Dunkin’ Donuts’ own traffic estimates indicate the 12-seat, roughly 1,600-square-foot coffee shop would exceed the new law’s trip limits by about 30 trips, even though it would not have drive-thru service. After the meeting, would-be-franchisee George Valvanis, who owns several other Dunkin’s in the area, told thePress Herald, “the project is dead.”

“I feel discriminated against,” building owner Joe Pompeo told The Bollard. “Basically, they just [devalued] my property.” 

Pompeo, who previously operated a family-owned pizza shop in the space, said he’s had no luck finding a “mom and pop” tenant, and doubts a non-franchise operation could afford to occupy it, much as he supports independent businesses. “I’m all for ‘mom and pop,'” he told councilors last night. “You find me a ‘mom and pop’ who can pay $2,500 a month.”
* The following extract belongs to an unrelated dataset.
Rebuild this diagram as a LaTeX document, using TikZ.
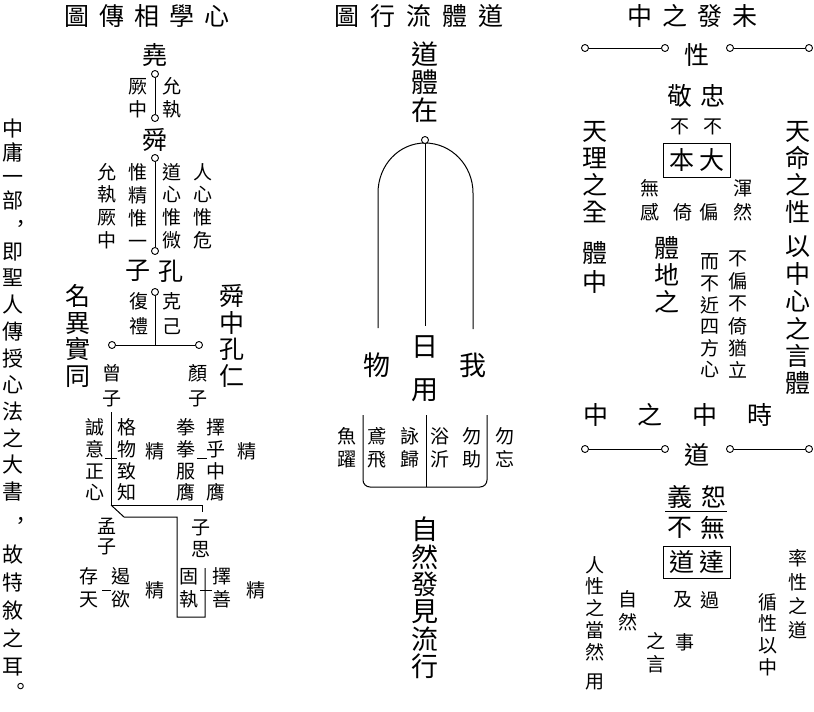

Former mayor Jim Cohen, whose Council district includes Deering Center, has been the new law’s lead proponent. Councilors Donna Carr and Jim Cloutier also supported it, as did newly appointed Mayor Nick Mavodones and newly elected Councilor Dave Marshall. Councilors Ed Suslovic and Kevin Donoghue opposed the measure; Cheryl Leeman and Jill Duson were absent. 

Marshall gave no explanation before casting his vote – “everybody’d kind of commented it to death at that point,” he said today. The West End councilor lives and operates a small art gallery at the intersection of Pine and Brackett streets, across from a busy Cumberland Farms convenience store and four-pump gas station. He told The Bollard he voted in support after considering what his neighborhood would be like if that Cumby’s generated four times as much traffic as it currently does. 

According to figures in a national traffic engineering book referenced by city staff and provided to councilors, that Cumby’s attracts 47 trips in a peak traffic hour (a trip is defined as a vehicle coming to or from a business, so a car entering and leaving counts as two trips). 

Donoghue questioned how accurate those figures are for any specific neighborhood, since they do not take into account other factors, like the availability of parking or mass transit. Cohen and city planning staff pointed out that site-specific traffic counts of similar businesses can be conducted, at the applicant’s expense, if necessary. 

Suslovic voiced concern that notice of the zoning change was only sent to affected business owners citywide once – last week. He suggested the proposed change be sent back to the Planning Board for further evaluation. The board voted 4-2 against the original version, with the majority citing a lack of relevant information to support it, but the board never considered the version passed last night. That version was “ramrodded through without giving adequate notice and process,” Suslovic said today. 

Because the zoning change is a “text amendment,” it need only be advertised in a legal notice published in a local newspaper, city staff explained last night. Both proponents and opponents of this zoning change said that practice should be reconsidered.

Suslovic also said he was unconvinced the measure will lessen traffic on the busy street. The city’s traffic consultant said about 1,000 vehicle trips are made along Stevens Avenue during peak morning and afternoon hours.

Suslovic said schools in the area cause most of the traffic on Stevens Avenue during peak periods, but the presence of schoolchildren is a big reason many Deering Center residents support the measure.

“This is a terrible intersection already,” one neighbor was quoted as saying in aPress Herald article last week. “I think we’re going to see a dead child here very soon.”